The most famous of current marquesses, perhaps, and we are placing some strain on the word “famous”, is hardly known by his title at all. The politically aware among you—which, realistically, is most of you—will remember the Conservative MP Michael Ancram. He was a minister at the Scottish Office from 1983 to 1987, then at the Northern Ireland Office from 1993 to 1997, after which he served in the shadow cabinet from 1997 to 2005, and, inexplicably, stood for the leadership of the Conservative Party in 2001. Predictably he was unsuccessful, though he emerged with the consolation prize of the deputy leadership. He is remarkable in a number of ways. He was an MP for three wholly separate constituencies: Berwickshire and East Lothian, February to October 1974; Edinburgh South, 1979 to 1987; and Devizes, 1992 to 2010. He is an accomplished guitarist, playing folk songs at Conservative Party conferences over the years. And he was not “Mr Ancram” at all but Michael, Earl of Ancram, a courtesy title he abandoned as an advocate because juries were confused by the judge calling him “my lord”. In 2004, he succeeded his father as 13th Marquess of Lothian, but remained in the House of Commons as an hereditary peer, before being sent to the House of Lords with the life peerage of Lord Kerr of Monteviot in 2010. Although he sits as a baron, he is referred to by his senior title of marquess, and he is currently the only one in the Lords.
One last marquess worth mentioning is the 7th Marquess of Cholmondeley. From 1990 until the death of Elizabeth II, he was lord great chamberlain, one of the great officers of state2, who has charge over the Palace of Westminster and holds the right to dress the sovereign on coronation day. The office of lord great chamberlain is hereditary but held in gross, that is, they can be split between heirs and heiresses. As a result, deducing who is next to hold it (the office changes at the death of the sovereign) can be quite a task. Along with the earl marshal, the lord great chamberlain is an ex officio member of the House of Lords. Lord Cholmondeley’s seat is Houghton Hall, and he has worked in the film industry. His wife, Rose, is said to be a close friend of the Prince of Wales. (It is, of course, pronounced “Chummley”.)
So there we have the peculiar rank of marquess.

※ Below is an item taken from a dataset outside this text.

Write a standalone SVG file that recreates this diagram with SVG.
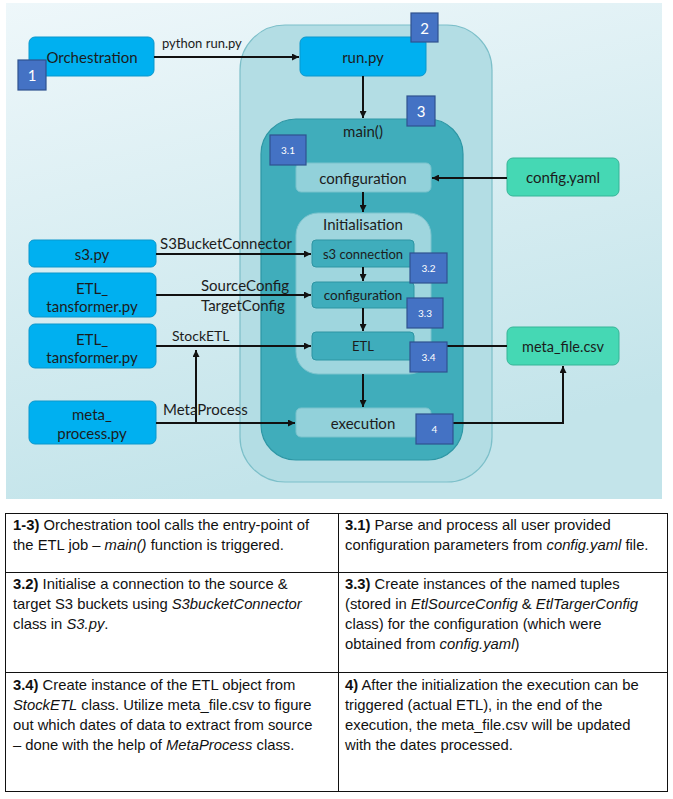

More than an earl, not quite a duke. It has rarity value, and its holders are styled “The Most Honourable”, a step up from “The Right Honourable” for peers and privy counsellors. One could live a blameless life and never encounter a marquess, nor even think about one (I think I have only encountered two, both in a professional context). But if ever you see the title, and think it looks unfamiliar or intriguing, perhaps this has anticipated some of the questions you might have had.
Oh all right, if you insist: Marquess of Wellington, Marquess Douro, Earl of Mornington, Earl of Wellington, Viscount Wellesley, Viscount Wellington, Baron Mornington and Baron Douro, as well as Prince of Waterloo (Netherlands), Duke of Cuidad Rodrigo (Spain), Duke of Victoria, Marquess of Torres Vedras and Count of Vimeiro (Portugal).
I know you’re testing yourselves. Lord high steward, lord high chancellor, lord high treasurer, lord president of the Council, lord privy seal, lord great chamberlain, lord high constable, earl marshal, lord high admiral. These are to be distinguished from the “great offices of state”, the cabinet posts of prime minister, chancellor of the exchequer, foreign secretary and home secretary.
As ever, an education. Always entertaining too.